Arnon Grunberg

Liquid

Size

Once again about aerosols - Linsey C. Marr in NYT:

‘I am a civil and environmental engineer who studies how viruses and bacteria spread through the air — as well as one of the 239 scientists who signed an open letter in late June pressing the W.H.O. to consider the risk of airborne transmission more seriously.
A month later, I believe that the transmission of SARS-CoV-2 via aerosols matters much more than has been officially acknowledged to date.
In a peer-reviewed study published in Nature on Wednesday, researchers at the University of Nebraska Medical Center found that aerosols collected in the hospital rooms of Covid-19 patients contained the coronavirus.
This confirms the results of a study from late May (not peer-reviewed) in which Covid-19 patients were found to release SARS-CoV-2 simply by exhaling — without coughing or even talking. The authors of that study said the finding implied that airborne transmission “plays a major role” in spreading the virus.
Accepting these conclusions wouldn’t much change what is currently being recommended as best behavior. The strongest protection against SARS-CoV-2, whether the virus is mostly contained in droplets or in aerosols, essentially remains the same: Keep your distance and wear masks.
Rather, the recent findings are an important reminder to also be vigilant about opening windows and improving airflow indoors.
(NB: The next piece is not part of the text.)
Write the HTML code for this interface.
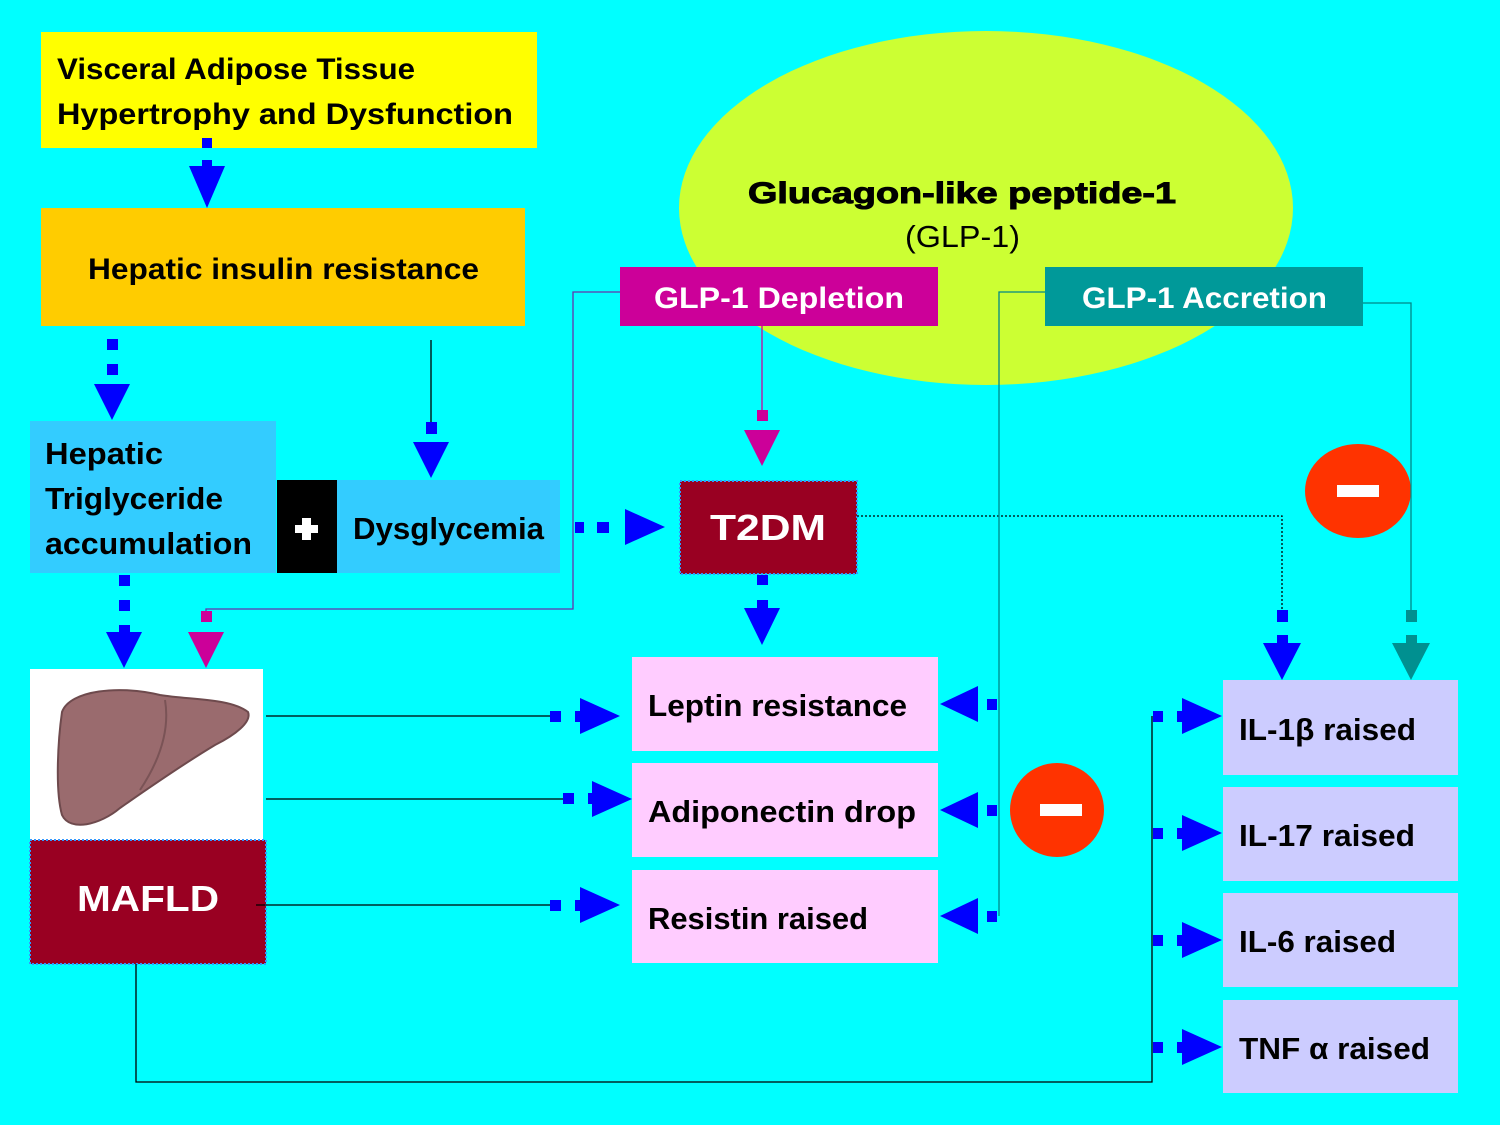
<!DOCTYPE html>
<html><head><meta charset="utf-8"><style>
html,body{margin:0;padding:0;background:#00ffff;}
svg{display:block}
text{font-family:"Liberation Sans",sans-serif;font-weight:bold;}
</style></head><body>
<svg width="1500" height="1125" viewBox="0 0 1500 1125" xmlns="http://www.w3.org/2000/svg">
<rect width="1500" height="1125" fill="#00ffff"/>
<!-- ellipse -->
<ellipse cx="986" cy="208" rx="307" ry="177" fill="#ccff33"/>
<text x="748" y="203" font-size="30" textLength="428" lengthAdjust="spacingAndGlyphs" fill="#000" stroke="#000" stroke-width="1">Glucagon-like peptide-1</text>
<text x="905" y="247" font-size="31" textLength="115" lengthAdjust="spacingAndGlyphs" style="font-weight:normal">(GLP-1)</text>

<!-- boxes -->
<rect x="41" y="32" width="496" height="116" fill="#ffff00"/>
<text x="57" y="79" font-size="30" textLength="358" lengthAdjust="spacingAndGlyphs">Visceral Adipose Tissue</text>
<text x="57" y="124" font-size="30" textLength="456" lengthAdjust="spacingAndGlyphs">Hypertrophy and Dysfunction</text>
<rect x="41" y="208" width="484" height="118" fill="#ffcc00"/>
<text x="88" y="279" font-size="30" textLength="391" lengthAdjust="spacingAndGlyphs">Hepatic insulin resistance</text>

<rect x="620" y="267" width="318" height="59" fill="#cc0099"/>
<text x="654" y="308" font-size="30" fill="#fff" textLength="250" lengthAdjust="spacingAndGlyphs">GLP-1 Depletion</text>
<rect x="1045" y="267" width="318" height="59" fill="#009999"/>
<text x="1082" y="308" font-size="30" fill="#fff" textLength="245" lengthAdjust="spacingAndGlyphs">GLP-1 Accretion</text>

<rect x="30" y="421" width="246" height="152" fill="#33ccff"/>
<text x="45" y="464" font-size="31" textLength="118" lengthAdjust="spacingAndGlyphs">Hepatic</text>
<text x="45" y="509" font-size="31" textLength="178" lengthAdjust="spacingAndGlyphs">Triglyceride</text>
<text x="45" y="554" font-size="31" textLength="207" lengthAdjust="spacingAndGlyphs">accumulation</text>
<rect x="277" y="480" width="60" height="93" fill="#000"/>
<rect x="302" y="518" width="9" height="22" fill="#fff"/><rect x="295" y="525" width="23" height="8" fill="#fff"/>
<rect x="337" y="480" width="223" height="93" fill="#33ccff"/>
<text x="353" y="539" font-size="31" textLength="191" lengthAdjust="spacingAndGlyphs">Dysglycemia</text>

<rect x="680" y="481" width="177" height="93" fill="#990022" stroke="#3399ff" stroke-width="2" stroke-dasharray="2,2"/>
<text x="710" y="540" font-size="36" fill="#fff" textLength="116" lengthAdjust="spacingAndGlyphs">T2DM</text>

<!-- liver -->
<rect x="30" y="669" width="233" height="171" fill="#fff"/>
<path d="M62 712 C70 690,120 685,160 695 C190 700,230 698,248 712 C252 722,235 735,215 745 C190 760,160 780,120 808 C100 825,70 832,62 815 C55 790,58 740,62 712Z" fill="#9a6b6e" stroke="#6e4a4d" stroke-width="2"/>
<path d="M165 700 C170 730,160 760,140 790" stroke="#7a5356" stroke-width="2" fill="none"/>
<rect x="30" y="840" width="236" height="124" fill="#990022" stroke="#3399ff" stroke-width="2" stroke-dasharray="2,2"/>
<text x="77" y="911" font-size="36" fill="#fff" textLength="142" lengthAdjust="spacingAndGlyphs">MAFLD</text>

<rect x="632" y="657" width="306" height="94" fill="#ffccff"/>
<text x="648" y="716" font-size="31" textLength="259" lengthAdjust="spacingAndGlyphs">Leptin resistance</text>
<rect x="632" y="763" width="306" height="94" fill="#ffccff"/>
<text x="648" y="822" font-size="31" textLength="268" lengthAdjust="spacingAndGlyphs">Adiponectin drop</text>
<rect x="632" y="870" width="306" height="93" fill="#ffccff"/>
<text x="648" y="929" font-size="31" textLength="220" lengthAdjust="spacingAndGlyphs">Resistin raised</text>

<rect x="1223" y="680" width="235" height="95" fill="#ccccff"/>
<text x="1239" y="740" font-size="31" textLength="177" lengthAdjust="spacingAndGlyphs">IL-1β raised</text>
<rect x="1223" y="787" width="235" height="94" fill="#ccccff"/>
<text x="1239" y="846" font-size="31" textLength="176" lengthAdjust="spacingAndGlyphs">IL-17 raised</text>
<rect x="1223" y="893" width="235" height="94" fill="#ccccff"/>
<text x="1239" y="952" font-size="31" textLength="157" lengthAdjust="spacingAndGlyphs">IL-6 raised</text>
<rect x="1223" y="1000" width="235" height="93" fill="#ccccff"/>
<text x="1239" y="1059" font-size="31" textLength="191" lengthAdjust="spacingAndGlyphs">TNF α raised</text>

<!-- minus circles -->
<ellipse cx="1358" cy="491" rx="53" ry="47" fill="#ff3300"/>
<rect x="1337" y="485" width="42" height="12" fill="#fff"/>
<ellipse cx="1057" cy="810" rx="47" ry="47" fill="#ff3300"/>
<rect x="1040" y="804" width="42" height="12" fill="#fff"/>

<!-- thin lines -->
<g fill="none" stroke-width="1.3">
<polyline points="431,340 431,422" stroke="#000"/>
<polyline points="620,292 573,292 573,609 206,609 206,612" stroke="#6633aa"/>
<polyline points="762,326 762,412" stroke="#cc0099"/>
<polyline points="857,516 1282,516 1282,612" stroke="#000" stroke-dasharray="2,2"/>
<polyline points="1363,303 1411,303 1411,612" stroke="#008888"/>
<polyline points="1045,292 999,292 999,916" stroke="#008888"/>
<polyline points="266,716 552,716" stroke="#000"/>
<polyline points="266,799 565,799" stroke="#000"/>
<polyline points="256,905 552,905" stroke="#000"/>
<polyline points="136,964 136,1082 1152,1082 1152,716" stroke="#000"/>
</g>

<!-- blue down arrows -->
<g fill="#0000ff">
<rect x="202" y="138" width="10" height="10"/><rect x="202" y="160" width="10" height="8"/><polygon points="189,166 225,166 207,208"/>
<rect x="107" y="339" width="11" height="11"/><rect x="107" y="364" width="11" height="11"/><polygon points="94,384 130,384 112,420"/>
<rect x="426" y="422" width="11" height="12"/><polygon points="413,442 449,442 431,478"/>
<rect x="119" y="575" width="11" height="11"/><rect x="119" y="600" width="11" height="11"/><rect x="119" y="625" width="11" height="10"/><polygon points="106,632 142,632 124,668"/>
<rect x="757" y="575" width="11" height="10"/><rect x="757" y="600" width="11" height="10"/><polygon points="744,608 780,608 762,645"/>
<rect x="1277" y="610" width="11" height="12"/><rect x="1277" y="635" width="11" height="10"/><polygon points="1263,643 1301,643 1282,680"/>
<!-- horizontal right -->
<rect x="575" y="522" width="9" height="11"/><rect x="597" y="522" width="12" height="11"/><polygon points="625,509 625,545 665,527"/>
<rect x="550" y="711" width="11" height="11"/><rect x="575" y="711" width="8" height="11"/><polygon points="580,698 580,734 620,716"/>
<rect x="563" y="793" width="11" height="11"/><rect x="588" y="793" width="8" height="11"/><polygon points="592,781 592,817 632,799"/>
<rect x="550" y="900" width="11" height="11"/><rect x="575" y="900" width="8" height="11"/><polygon points="580,887 580,923 620,905"/>
<rect x="1153" y="711" width="10" height="11"/><rect x="1177" y="711" width="8" height="11"/><polygon points="1182,698 1182,734 1222,716"/>
<rect x="1153" y="828" width="10" height="11"/><rect x="1177" y="828" width="8" height="11"/><polygon points="1182,815 1182,851 1222,833"/>
<rect x="1153" y="935" width="10" height="11"/><rect x="1177" y="935" width="8" height="11"/><polygon points="1182,922 1182,958 1222,940"/>
<rect x="1153" y="1042" width="10" height="11"/><rect x="1177" y="1042" width="8" height="11"/><polygon points="1182,1029 1182,1065 1222,1047"/>
<!-- left -->
<rect x="987" y="699" width="10" height="11"/><polygon points="978,686 978,722 940,704"/>
<rect x="987" y="805" width="10" height="11"/><polygon points="978,792 978,828 940,810"/>
<rect x="987" y="911" width="10" height="11"/><polygon points="978,898 978,934 940,916"/>
</g>
<g fill="#cc0099">
<rect x="201" y="611" width="11" height="11"/><polygon points="188,632 224,632 206,668"/>
<rect x="757" y="410" width="11" height="11"/><polygon points="744,430 780,430 762,466"/>
</g>
<g fill="#009090">
<rect x="1406" y="610" width="11" height="12"/><rect x="1406" y="635" width="11" height="10"/><polygon points="1392,643 1430,643 1411,680"/>
</g>
</svg>
</body></html>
And they are further evidence that the quality of masks and their fit matter, too.
The W.H.O. defines as a “droplet” a particle larger than 5 micronsand has said that droplets don’t travel farther than one meter.
In fact, there is no neat and no meaningful cutoff point — at 5 microns or any other size — between droplets and aerosols: All are tiny specks of liquid, their size ranging along a spectrum that goes from very small to really microscopic.
(I am working with medical historians to track down the scientific basis for the W.H.O.’s definition, and we have not found a sensible explanation yet.)’

(…)

‘So what does this all mean exactly, practically? Can you walk into an empty room and contract the virus if an infected person, now gone, was there before you? Perhaps, but probably only if the room is small and stuffy.
Can the virus waft up and down buildings via air ducts or pipes? Maybe, though that hasn’t been established.
More likely, the research suggests, aerosols matter in extremely mundane scenarios.
Consider the case of a restaurant in Guangzhou, southern China, at the beginning of the year, in which one diner infected with SARS-CoV-2 at one table spread the virus to a total of nine people seated at their table and two other tables.
Yuguo Li, a professor of engineering at the University of Hong Kong, and colleagues analyzed video footage from the restaurant and in a preprint (not peer reviewed) published in April found no evidence of close contact between the diners.
Droplets can’t account for transmission in this case, at least not among the people at the tables other than the infected person’s: The droplets would have fallen to the floor before reaching those tables.
But the three tables were in a poorly ventilated section of the restaurant, and an air conditioning unit pushed air across them. Notably, too, no staff member and none of the other diners in the restaurant — including at two tables just beyond the air conditioner’s airstream — became infected.
Similarly, just one person is thought to have infected 52 of the other 60 people at a choir rehearsal in Skagit County, Wash., in March.
Several colleagues at various universities and I analyzed that event and in a preprint (not peer-reviewed) published last monthconcluded that aerosols likely were the dominant means of transmission.
Attendees had used hand sanitizer and avoided hugs and handshakes, limiting the potential for infection through direct contact or droplets. On the other hand, the room was poorly ventilated, the rehearsal lasted a long time (2.5 hours) and singing is known to produce aerosols and facilitate the spread of diseases like tuberculosis.’

(…)

‘Some scientists have argued that just because aerosols can contain SARS-CoV-2 does not in itself prove that they can cause an infection and that if SARS-CoV-2 were primarily spread by aerosols, there would be more evidence of long-range transmission.
I agree that long-range transmission by aerosols probably is not significant, but I believe that, taken together, much of the evidence gathered to date suggests that close-range transmission by aerosols is significant — possibly very significant, and certainly more significant than direct droplet spray.
The practical implications are plain: • Social distancing really is important. It keeps us out of the most concentrated parts of other people’s respiratory plumes. So stay away from one another by one or two meters at least — though farther is safer.
• Wear a mask. Masks help block aerosols released by the wearer. Scientific evidence is also building that masks protect the wearer from breathing in aerosols around them.
When it comes to masks, size does matter.
The gold standard is a N95 or a KN95 respirator, which, if properly fitted, filters out and prevents the wearer from breathing in at least 95 percent of small aerosols.’

Read the complete article here.

No singing in public, which in many cases is not necessarily a huge loss, the N95 and KN95 mask are “the gold standard” and no stuffy and small rooms.

(We will see this in ads: no condoms, no sex. No N95 or KN95 masks, no sex.)

And I expect New Yorkers and other urbanites to dine al fresco all year long,

The après-ski experience is coming to the Big Apple.